The reason for the emphasis on low-power usage becomes clear when you realize that the power supply for the computer is human. The XO is equipped with a yo-yo-like generator that can be pulled with either a hand or a foot. By keeping power consumption low, the XO can offer between two and five minutes of computing for every minute spent generating power.
"Power was obviously our main concern," said Michalis Bletsas, OLPC's chief connectivity officer, at Monday's unveiling in a small ballroom at the Bellagio Hotel.
But that didn't prevent the designers from making the laptop as powerful as they could manage. The computer includes an innovative "mesh" networking technology that automatically connects every child in a village to each other, as well as to any Internet connection that might be available, as in the case of a satellite link or cellular connection.
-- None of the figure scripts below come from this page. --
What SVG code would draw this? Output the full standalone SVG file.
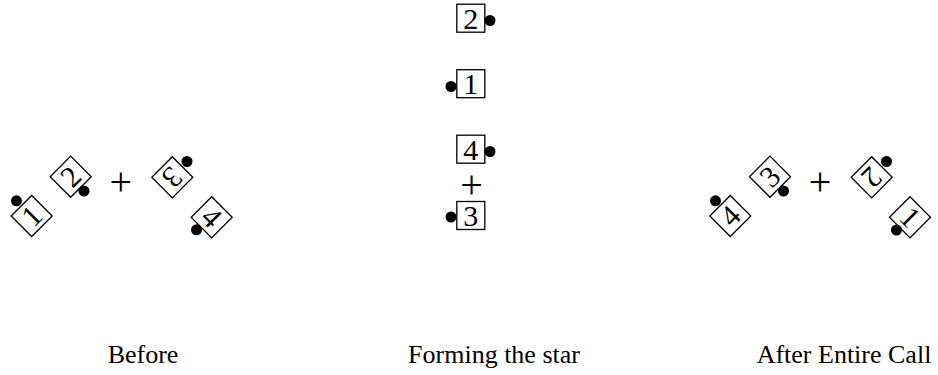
<svg xmlns="http://www.w3.org/2000/svg" width="938" height="375" viewBox="0 0 938 375">
<style>
.box{fill:#fff;stroke:#000;stroke-width:1.3}
.num{font-family:"Liberation Serif","DejaVu Serif",serif;font-size:30px;text-anchor:middle;fill:#000}
.plus{font-family:"Liberation Serif","DejaVu Serif",serif;font-size:40px;text-anchor:middle;fill:#000}
.lbl{font-family:"Liberation Serif","DejaVu Serif",serif;font-size:26px;text-anchor:middle;fill:#000}
.dot{fill:#000}
</style>
<defs>
<rect id="sq" class="box" x="-14.5" y="-14.5" width="29" height="29"/>
<rect id="sqm" class="box" x="-14" y="-14" width="28" height="28"/>
</defs>
<rect width="938" height="375" fill="#fff"/>
<g id="connectors"/>
<!-- Before -->
<g id="before-1"><g transform="translate(31.7,216) rotate(-45)"><use href="#sq"/><text class="num" x="0" y="10">1</text></g><circle class="dot" cx="16.5" cy="200.8" r="5.5"/></g>
<g id="before-2"><g transform="translate(70.7,176.7) rotate(-45)"><use href="#sq"/><text class="num" x="0" y="10">2</text></g><circle class="dot" cx="84" cy="191" r="5.5"/></g>
<text class="plus" x="120.7" y="195">+</text>
<g id="before-3"><g transform="translate(172.3,177.3) rotate(135)"><use href="#sq"/><text class="num" x="0" y="10">3</text></g><circle class="dot" cx="187" cy="161.5" r="5.5"/></g>
<g id="before-4"><g transform="translate(211.7,217.3) rotate(45)"><use href="#sq"/><text class="num" x="0" y="10">4</text></g><circle class="dot" cx="196.5" cy="229.8" r="5.5"/></g>
<!-- Forming the star -->
<g id="star-2"><g transform="translate(470.8,18.2)"><use href="#sqm"/><text class="num" x="0" y="10.5">2</text></g><circle class="dot" cx="490" cy="20.5" r="5.5"/></g>
<g id="star-1"><g transform="translate(470.8,83.7)"><use href="#sqm"/><text class="num" x="0" y="10.5">1</text></g><circle class="dot" cx="451" cy="86.5" r="5.5"/></g>
<g id="star-4"><g transform="translate(470.8,149.2)"><use href="#sqm"/><text class="num" x="0" y="10.5">4</text></g><circle class="dot" cx="490" cy="151.5" r="5.5"/></g>
<text class="plus" x="471.5" y="198">+</text>
<g id="star-3"><g transform="translate(470.8,215.5)"><use href="#sqm"/><text class="num" x="0" y="10.5">3</text></g><circle class="dot" cx="451" cy="217" r="5.5"/></g>
<!-- After -->
<g id="after-4"><g transform="translate(730.3,216) rotate(-45)"><use href="#sq"/><text class="num" x="0" y="10">4</text></g><circle class="dot" cx="715.5" cy="200.8" r="5.5"/></g>
<g id="after-3"><g transform="translate(770,176.7) rotate(-45)"><use href="#sq"/><text class="num" x="0" y="10">3</text></g><circle class="dot" cx="783.5" cy="191" r="5.5"/></g>
<text class="plus" x="820" y="195">+</text>
<g id="after-2"><g transform="translate(871.7,177.3) rotate(135)"><use href="#sq"/><text class="num" x="0" y="10">2</text></g><circle class="dot" cx="886.5" cy="161.5" r="5.5"/></g>
<g id="after-1"><g transform="translate(910,217.3) rotate(45)"><use href="#sq"/><text class="num" x="0" y="10">1</text></g><circle class="dot" cx="896.5" cy="230" r="5.5"/></g>
<!-- Labels -->
<text class="lbl" x="143" y="363">Before</text>
<text class="lbl" x="494" y="363">Forming the star</text>
<text class="lbl" x="844" y="363">After Entire Call</text>
</svg>
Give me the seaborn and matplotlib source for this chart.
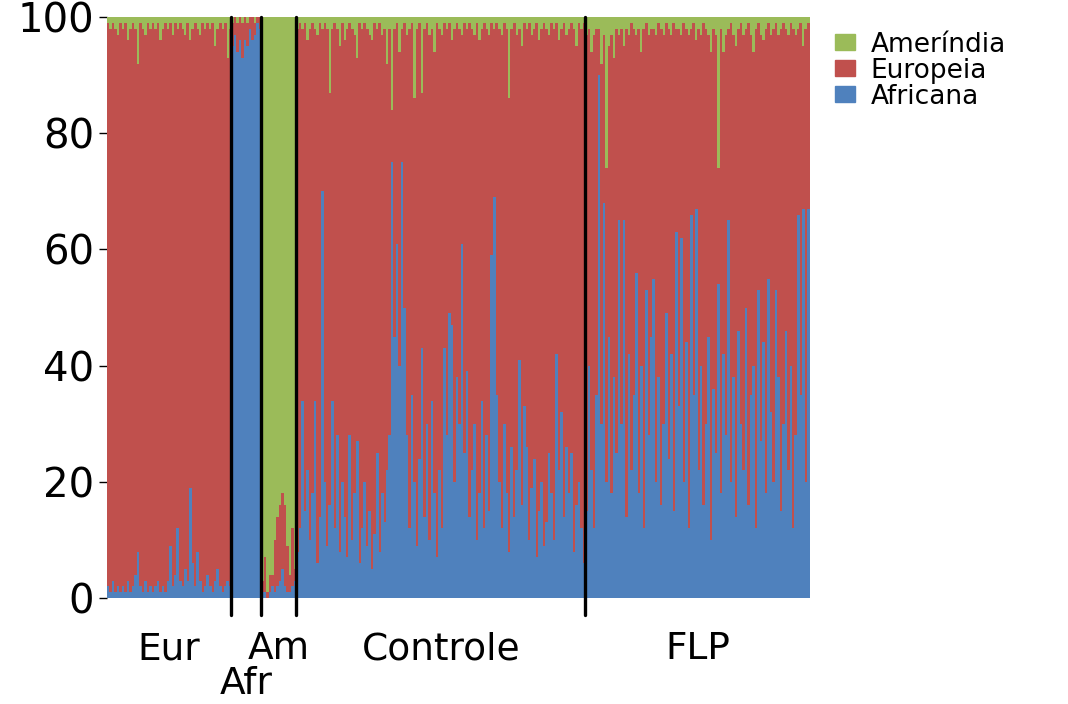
import numpy as np
import pandas as pd
import seaborn as sns
import matplotlib.pyplot as plt
from matplotlib.patches import Patch

# ancestry proportions (%) per individual
# Europeia = 100 - Africana - Amerindia
groups = ['Eur', 'Afr', 'Am', 'Controle', 'FLP']

eur_afr = [2, 1, 3, 1, 2, 1, 2, 1, 3, 1, 2, 4, 8, 2, 1, 3, 1, 2, 1, 2, 3, 1, 2, 1, 3,
           9, 2, 4, 12, 3, 2, 5, 3, 19, 6, 2, 8, 3, 1, 2, 4, 2, 1, 3, 5, 2, 1, 2, 3, 2]
eur_am = [1, 2, 1, 2, 3, 1, 2, 1, 4, 2, 1, 2, 8, 1, 2, 3, 1, 2, 1, 2, 1, 4, 2, 1, 2,
          1, 3, 1, 2, 1, 2, 3, 1, 4, 2, 1, 2, 3, 1, 2, 1, 2, 1, 5, 2, 1, 2, 1, 7, 2]

afr_afr = [95, 97, 94, 96, 93, 96, 95, 98, 96, 97, 99, 98]
afr_am = [1, 0, 1, 0, 1, 0, 1, 0, 0, 1, 0, 0]

am_afr = [1, 1, 0, 1, 2, 1, 2, 3, 5, 2, 1, 1, 2, 3]
am_am = [97, 93, 99, 96, 96, 90, 86, 84, 82, 84, 91, 96, 88, 95]

ctl_afr = [8, 12, 34, 15, 22, 10, 18, 34, 6, 14, 70, 20, 9, 16, 34, 12, 28, 8, 20, 14,
           7, 28, 10, 18, 27, 6, 12, 20, 9, 15, 5, 11, 25, 8, 18, 13, 22, 28, 75, 45,
           61, 40, 75, 50, 28, 12, 35, 20, 9, 24, 43, 14, 30, 10, 34, 18, 7, 22, 12, 43,
           28, 49, 47, 20, 38, 30, 61, 25, 39, 14, 22, 30, 10, 18, 34, 12, 28, 15, 59, 69,
           35, 20, 12, 30, 18, 8, 26, 14, 22, 41, 16, 33, 26, 10, 19, 24, 7, 15, 20, 9,
           13, 25, 18, 10, 42, 22, 32, 14, 26, 18, 25, 8, 16, 20, 12, 6]
ctl_am = [2, 1, 2, 1, 4, 2, 1, 2, 3, 1, 2, 1, 2, 13, 2, 1, 2, 5, 1, 4,
          2, 1, 2, 3, 7, 1, 2, 1, 2, 3, 4, 1, 2, 1, 3, 2, 8, 2, 16, 2,
          1, 6, 2, 1, 3, 2, 1, 14, 2, 1, 13, 2, 1, 3, 2, 6, 1, 2, 3, 1,
          2, 1, 4, 2, 1, 2, 3, 1, 2, 1, 2, 3, 1, 4, 2, 1, 2, 3, 1, 2,
          1, 2, 3, 1, 2, 14, 2, 1, 3, 2, 5, 1, 2, 1, 3, 2, 1, 4, 2, 1,
          2, 3, 1, 2, 1, 4, 2, 1, 3, 2, 1, 2, 5, 1, 2, 1]

flp_afr = [15, 40, 22, 12, 35, 90, 30, 68, 20, 45, 18, 38, 25, 65, 30, 65, 14, 42, 22, 35,
           56, 18, 40, 12, 53, 28, 45, 55, 20, 38, 16, 30, 49, 24, 42, 15, 63, 33, 62, 20,
           44, 12, 66, 35, 67, 22, 40, 16, 30, 45, 10, 36, 25, 54, 18, 42, 28, 65, 20, 38,
           14, 46, 30, 22, 50, 16, 35, 40, 12, 53, 27, 44, 18, 55, 32, 20, 53, 38, 15, 30,
           46, 22, 40, 12, 28, 66, 35, 67, 20, 67]
flp_am = [3, 2, 6, 3, 2, 2, 8, 3, 26, 5, 3, 7, 2, 3, 2, 5, 2, 3, 1, 2,
          3, 2, 6, 2, 1, 3, 2, 2, 3, 1, 2, 3, 1, 2, 3, 1, 2, 2, 3, 1,
          2, 3, 2, 1, 4, 2, 3, 1, 2, 3, 6, 2, 3, 26, 2, 6, 3, 2, 1, 3,
          5, 2, 1, 3, 2, 1, 3, 6, 2, 1, 3, 4, 2, 1, 3, 2, 1, 3, 2, 1,
          2, 3, 1, 2, 3, 2, 1, 5, 2, 1]

afr_all = eur_afr + afr_afr + am_afr + ctl_afr + flp_afr
am_all = eur_am + afr_am + am_am + ctl_am + flp_am
sizes = [len(eur_afr), len(afr_afr), len(am_afr), len(ctl_afr), len(flp_afr)]

df = pd.DataFrame({'ind': np.arange(len(afr_all)),
                   'Africana': afr_all, 'Amerindia': am_all})
df['Europeia'] = 100 - df['Africana'] - df['Amerindia']
df['top_red'] = df['Africana'] + df['Europeia']
df['top_green'] = df['top_red'] + df['Amerindia']

c_green = '#9BBB59'
c_red = '#C0504D'
c_blue = '#4F81BD'

sns.set_theme(style='ticks')
plt.rcParams['font.family'] = ['DejaVu Sans']
plt.rcParams['text.color'] = 'black'

fig = plt.figure(figsize=(10.68, 7.04), dpi=100)
ax = fig.add_axes([0.1, 0.1506, 0.658, 0.825])

# slightly over-wide bars so no white seams show between neighbours
kw = dict(x='ind', width=1.08, linewidth=0, saturation=1, errorbar=None, ax=ax)
sns.barplot(data=df, y='top_green', color=c_green, **kw)
sns.barplot(data=df, y='top_red', color=c_red, **kw)
sns.barplot(data=df, y='Africana', color=c_blue, **kw)

n = len(df)
ax.set_xlim(-0.5, n - 0.5)
ax.set_ylim(0, 100)
ax.set_xlabel('')
ax.set_ylabel('')
ax.set_xticks([])
ax.set_yticks([0, 20, 40, 60, 80, 100])
ax.tick_params(axis='y', labelsize=29, length=6, width=1, pad=3, colors='black')
sns.despine(ax=ax, left=True, bottom=True)

# group separators and labels
bounds = np.cumsum(sizes)
for b in bounds[:-1]:
    ax.axvline(b - 0.5, ymin=-0.03, ymax=1, color='black', lw=2.4, clip_on=False)

starts = np.concatenate([[0], bounds[:-1]])
for g, s, e in zip(groups, starts, bounds):
    mid = (s + e - 1) / 2
    yy = -0.148 if g == 'Afr' else -0.088
    ax.text(mid, yy, g, transform=ax.get_xaxis_transform(), ha='center', va='center',
            fontsize=27, color='black')

handles = [Patch(color=c_green), Patch(color=c_red), Patch(color=c_blue)]
leg = fig.legend(handles, ['Ameríndia', 'Europeia', 'Africana'], loc='upper left',
                 bbox_to_anchor=(0.782, 0.955), frameon=False, fontsize=19,
                 labelspacing=0.0, handlelength=0.75, handleheight=0.55,
                 handletextpad=0.6, borderpad=0, borderaxespad=0)
for t in leg.get_texts():
    t.set_color('black')

fig.savefig('out.png', dpi=100, facecolor='white')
The mesh can link XOs up to 600 meters (one-third of a mile) apart.
The XO's innovative screen can operate in either color or black and white. In black-and-white mode, it can be viewed clearly even in the brightest sunlight, ideal for rural villages where many activities occur outside. The laptop also has a video camera and built-in speakers.
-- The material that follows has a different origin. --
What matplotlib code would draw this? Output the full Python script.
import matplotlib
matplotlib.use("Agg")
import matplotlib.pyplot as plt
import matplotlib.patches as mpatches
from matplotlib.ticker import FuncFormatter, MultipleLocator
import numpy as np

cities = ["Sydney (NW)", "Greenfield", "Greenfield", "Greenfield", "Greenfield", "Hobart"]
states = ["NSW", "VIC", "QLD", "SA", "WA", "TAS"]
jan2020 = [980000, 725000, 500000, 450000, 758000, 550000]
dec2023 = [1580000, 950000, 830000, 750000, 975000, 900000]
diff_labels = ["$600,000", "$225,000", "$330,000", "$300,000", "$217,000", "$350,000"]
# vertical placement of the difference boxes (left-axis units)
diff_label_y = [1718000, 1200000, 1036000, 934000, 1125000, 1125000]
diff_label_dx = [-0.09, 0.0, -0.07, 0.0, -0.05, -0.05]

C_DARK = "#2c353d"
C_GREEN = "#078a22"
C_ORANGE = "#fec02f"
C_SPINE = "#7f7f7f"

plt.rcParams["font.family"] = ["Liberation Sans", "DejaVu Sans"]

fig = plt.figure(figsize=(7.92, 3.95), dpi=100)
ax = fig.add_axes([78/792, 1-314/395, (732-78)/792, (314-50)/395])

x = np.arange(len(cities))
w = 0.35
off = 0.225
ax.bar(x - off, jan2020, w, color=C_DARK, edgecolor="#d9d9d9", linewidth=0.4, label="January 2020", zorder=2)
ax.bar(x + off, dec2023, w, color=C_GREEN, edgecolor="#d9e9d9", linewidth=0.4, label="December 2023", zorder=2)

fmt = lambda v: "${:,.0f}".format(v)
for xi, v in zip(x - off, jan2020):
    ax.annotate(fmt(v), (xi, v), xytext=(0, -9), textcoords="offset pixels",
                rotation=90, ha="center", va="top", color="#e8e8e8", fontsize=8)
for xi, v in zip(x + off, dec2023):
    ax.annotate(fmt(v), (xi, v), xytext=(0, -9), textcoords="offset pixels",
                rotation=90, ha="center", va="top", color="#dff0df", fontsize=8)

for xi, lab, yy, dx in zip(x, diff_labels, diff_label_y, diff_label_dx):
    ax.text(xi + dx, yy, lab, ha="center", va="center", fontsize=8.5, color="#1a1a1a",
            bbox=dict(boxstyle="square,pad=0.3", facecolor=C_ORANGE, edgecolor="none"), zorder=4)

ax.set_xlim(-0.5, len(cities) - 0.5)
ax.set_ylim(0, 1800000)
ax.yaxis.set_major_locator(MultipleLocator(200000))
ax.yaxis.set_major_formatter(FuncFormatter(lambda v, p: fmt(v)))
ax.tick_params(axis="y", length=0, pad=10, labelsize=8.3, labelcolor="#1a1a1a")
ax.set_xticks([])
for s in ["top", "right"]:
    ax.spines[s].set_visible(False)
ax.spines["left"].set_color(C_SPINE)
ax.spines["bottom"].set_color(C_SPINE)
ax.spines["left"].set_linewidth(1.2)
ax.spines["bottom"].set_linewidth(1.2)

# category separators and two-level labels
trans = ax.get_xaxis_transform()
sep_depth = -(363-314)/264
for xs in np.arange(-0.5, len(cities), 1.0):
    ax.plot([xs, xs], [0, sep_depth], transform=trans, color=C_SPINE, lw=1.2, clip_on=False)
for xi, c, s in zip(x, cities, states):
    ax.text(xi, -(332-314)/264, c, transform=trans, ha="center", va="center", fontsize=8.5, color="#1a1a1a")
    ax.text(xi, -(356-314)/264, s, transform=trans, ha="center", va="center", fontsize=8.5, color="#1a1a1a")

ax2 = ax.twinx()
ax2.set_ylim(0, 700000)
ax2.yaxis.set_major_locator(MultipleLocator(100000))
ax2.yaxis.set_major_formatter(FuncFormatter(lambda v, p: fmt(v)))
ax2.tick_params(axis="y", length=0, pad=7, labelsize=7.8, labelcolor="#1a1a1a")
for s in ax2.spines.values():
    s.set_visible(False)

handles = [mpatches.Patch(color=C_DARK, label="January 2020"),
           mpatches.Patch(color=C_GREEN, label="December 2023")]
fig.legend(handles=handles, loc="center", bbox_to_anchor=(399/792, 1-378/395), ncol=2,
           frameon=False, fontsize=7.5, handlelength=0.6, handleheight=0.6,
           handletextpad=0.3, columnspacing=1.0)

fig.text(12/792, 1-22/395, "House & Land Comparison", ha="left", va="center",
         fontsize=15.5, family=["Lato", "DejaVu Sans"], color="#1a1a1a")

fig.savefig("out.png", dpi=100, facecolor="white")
The XO runs a trimmed-down version of the open-source Linux operating system. According to Mr. Bletsas, both Microsoft and Apple offered versions of their operating systems for the project, but neither was compact or secure enough to meet OLPC's needs.
The goal price is less than $100 per unit, which the initiative hopes to achieve by 2008. "Currently, we're closer to 100 euros [USD $130] per laptop," Bletsas says.
By keeping the price low, the OLPC initiative hopes that governments in the developing world will be able to afford them. Already, Argentina, Brazil, Libya, Nigeria, Pakistan, Thailand, Uruguay, and, most recently, Rwanda have committed to participate in the program. Rwanda hopes to have laptops for all of its schoolchildren within five years.
OLPC expects to start delivering the machines this summer, with the goal of delivering 5 million units the first year.